This evening I went to vespers as has become my custom over the past year or so. Tonight we prayed an Akathist to Christ, light to those in darkness. It was an interesting reminder, to be honest. I remember praying this Akathist for the first time last year about this time. I was in the midst of depression–looking back on it I can see more clearly how bad it really was, but I knew even then that it wasn’t simply a period of feeling “down” or “blue”…life was dark. Even on the brightest, most gorgeous fall days, I wandered through life as if it were the middle of a cold and cloudy night. That night, as I chanted, prayed, and listened to the words of this beautiful prayer, my heart was warmed. I remember gazing on the icons of Christ and seeing love shining forth from his eyes. Love and compassion. Every section, every sentence, every word seemed to resonate deep within me…for I was one of those in darkness. And I knew it.
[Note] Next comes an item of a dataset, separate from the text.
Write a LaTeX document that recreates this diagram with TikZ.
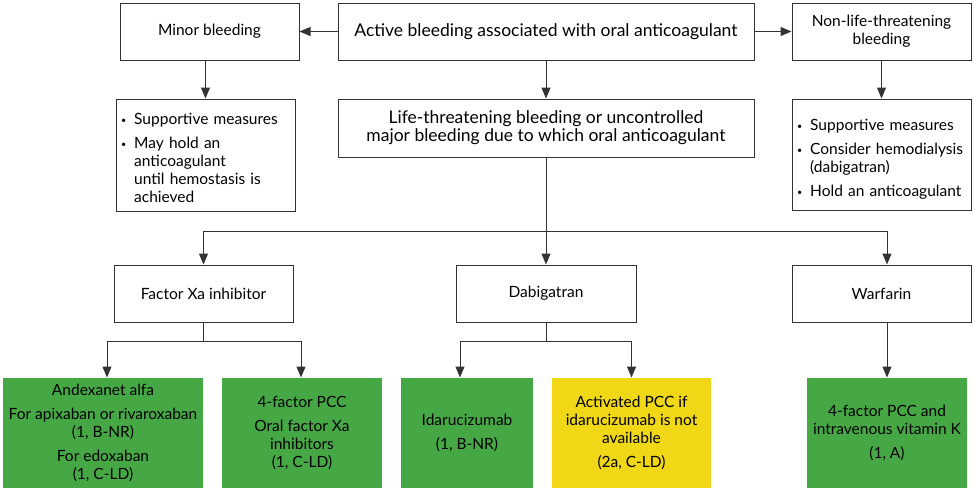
\documentclass[tikz,border=0pt]{standalone}
\usepackage{fontspec}
\setmainfont{Lato}
\usetikzlibrary{arrows.meta}
\definecolor{boxgreen}{HTML}{46A844}
\definecolor{boxyellow}{HTML}{F0D816}
\definecolor{linegray}{HTML}{333333}
\newcommand{\bul}{\raisebox{1pt}{\fontsize{9}{9}\selectfont\textbullet}}
\tikzset{
  box/.style={draw=linegray, line width=1pt, inner sep=0pt, align=center,
    font=\fontsize{15.5}{18}\selectfont, text=black},
  bigbox/.style={box, font=\fontsize{17.5}{18}\selectfont},
  gbox/.style={box, draw=none, fill=boxgreen},
  ybox/.style={box, draw=none, fill=boxyellow},
  listbox/.style={box, align=left},
  arr/.style={draw=linegray, line width=1pt, -{Triangle[length=11pt,width=9pt]}},
  ln/.style={draw=linegray, line width=1pt}
}
\begin{document}
\begin{tikzpicture}[x=1pt,y=-1pt]
\useasboundingbox (0,0) rectangle (975,491);
% top row
\node[box, minimum width=179pt, minimum height=57pt] (minor) at (209.5,31.5) {Minor bleeding};
\node[bigbox, minimum width=416pt, minimum height=57pt] (active) at (546,31.5) {Active bleeding associated with oral anticoagulant};
\node[box, minimum width=179pt, minimum height=57pt] (nonlife) at (881.5,31.5) {Non-life-threatening\\bleeding};
% second row
\node[listbox, minimum width=179pt, minimum height=112pt, text width=169pt] (supL) at (205.5,155)
 {\renewcommand{\arraystretch}{1}\raisebox{-5pt}[\height][\depth]{\begin{tabular}{@{}l@{\hspace{8pt}}l@{}}
  \bul & Supportive measures\\[6pt]
  \bul & May hold an\\
       & anticoagulant\\
       & until hemostasis is\\
       & achieved
 \end{tabular}}};
\node[bigbox, minimum width=416pt, minimum height=58pt] (life) at (546,128)
 {Life-threatening bleeding or uncontrolled\\major bleeding due to which oral anticoagulant};
\node[listbox, minimum width=179pt, minimum height=111pt, text width=169pt] (supR) at (881.5,154.5)
 {\renewcommand{\arraystretch}{1}\raisebox{-5pt}[\height][\depth]{\begin{tabular}{@{}l@{\hspace{8pt}}l@{}}
  \bul & Supportive measures\\[6pt]
  \bul & Consider hemodialysis\\
       & (dabigatran)\\[6pt]
  \bul & Hold an anticoagulant
 \end{tabular}}};
% third row
\node[box, minimum width=179pt, minimum height=57pt] (fxa) at (203.5,293.5) {Factor Xa inhibitor};
\node[box, minimum width=180pt, minimum height=57pt] (dab) at (546,293.5) {Dabigatran};
\node[box, minimum width=179pt, minimum height=57pt] (warf) at (881.5,293.5) {Warfarin};
% bottom row
\node[gbox, minimum width=200pt, minimum height=110pt] (andex) at (103,433)
 {Andexanet alfa\\[6pt]For apixaban or rivaroxaban\\(1, B-NR)\\[6pt]For edoxaban\\(1, C-LD)};
\node[gbox, minimum width=160pt, minimum height=110pt] (pcc4) at (302,433)
 {4-factor PCC\\[6pt]Oral factor Xa\\inhibitors\\(1, C-LD)};
\node[gbox, minimum width=132pt, minimum height=110pt] (ida) at (467,433)
 {Idarucizumab\\[6pt](1, B-NR)};
\node[ybox, minimum width=159pt, minimum height=110pt] (apcc) at (631.5,433)
 {Activated PCC if\\idarucizumab is not\\available\\[6pt](2a, C-LD)};
\node[gbox, minimum width=160pt, minimum height=110pt] (wpcc) at (887,433)
 {4-factor PCC and\\intravenous vitamin K\\[6pt](1, A)};
% connectors
\draw[arr] (active) -- (minor);
\draw[arr] (active) -- (nonlife);
\draw[arr] (minor.south -| supL.north) -- (supL.north);
\draw[arr] (active) -- (life);
\draw[arr] (nonlife.south -| supR.north) -- (supR.north);
\coordinate (bus) at (546,231);
\draw[ln] (life.south) -- (bus);
\draw[arr] (bus) -| (fxa.north);
\draw[arr] (bus) -- (dab.north);
\draw[arr] (bus) -| (wpcc.north |- warf.north);
\coordinate (fxj) at (203.5,341);
\draw[ln] (fxa.south) -- (fxj);
\draw[arr] (fxj) -| ([xshift=4pt]andex.north);
\draw[arr] (fxj) -| ([xshift=-1pt]pcc4.north);
\coordinate (dabj) at (546,341);
\draw[ln] (dab.south) -- (dabj);
\draw[arr] (dabj) -| ([xshift=-7pt]ida.north);
\draw[arr] (dabj) -| (apcc.north);
\draw[arr] (warf.south -| wpcc.north) -- (wpcc.north);
\end{tikzpicture}
\end{document}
This year, I approached with a different vantage point. Tonight, I approached with people other than myself heavy on my heart. Chemical imbalance currently in check, and my job suddenly a lot less stressful, I approached as one who currently rests in light, not darkness. I remembered my first experience, filling my heart with even more light to see how far I have come.
And yet, I was reminded of how quickly things can change. How although I may not be in the midst of the darkness of last year, I am surrounded by those who struggle; those who need my prayers and encouragement.
Lord, Jesus Christ, son of God, have mercy on those in darkness.